Saturday, March 16, 2013

Counting Large Numbers in Japanese: a PITA

In Japan, the units people use to represent large numbers such as currency differ significantly to the "rest of the world".  Most people are used to decimal units that increase in powers of 3: thousands ($10^3$), millions ($10^6$), billions ($10^9$), trillions ($10^{12}$).  This system, known as the short scale, is also consistent with how numbers are written: as triplets, with a separator (such as a space, comma or otherwise).  Hundreds are a bit of an exception to this pattern.

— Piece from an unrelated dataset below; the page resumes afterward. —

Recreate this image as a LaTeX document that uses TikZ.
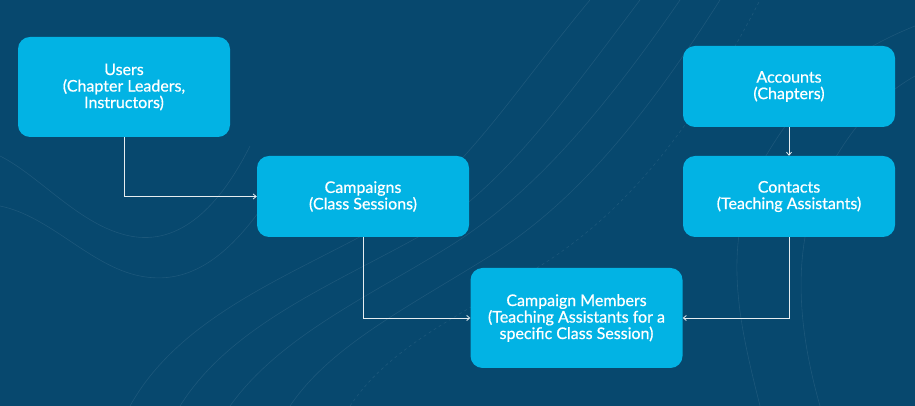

In Japan, they also have hundreds, but beyond that, the units increase in powers of 4: ten thousand ($10^4$), 100 million ($10^8$), trillion ($10^{12}$).  Unsurprisingly, they have names for these units, too: man (万), oku (憶), and chou (兆), respectively.  They also have thousands ($10^3$), but that's kind of an exception.  They also have the infamous hyaku-man (百万), the hundred ten-thousands.  You may know that as a million.  Despite this "power of four" rule, the Japanese still write numbers as triplets, except using their own units: for example, car prices are often written as 123,000万円 (or 12.3億円, depending on the psychological trick the car dealership believes in).  For a non-Japanese person, that's 1,230,000,000 or 1.23 billion yen.  Simple, right?  All you need to do is mentally add a couple of zeros, shift the commas across, regroup the zeros...

Wrong.  I mess this up all the time, like when I'm reading the news or shopping around for my next BMW.  It happens frequently enough to be frustrating, but not frequently enough to learn my lesson. So, behold: I give you the "The Decimator": a JavaScript that converts Japanese numbers to our familiar decimal notation.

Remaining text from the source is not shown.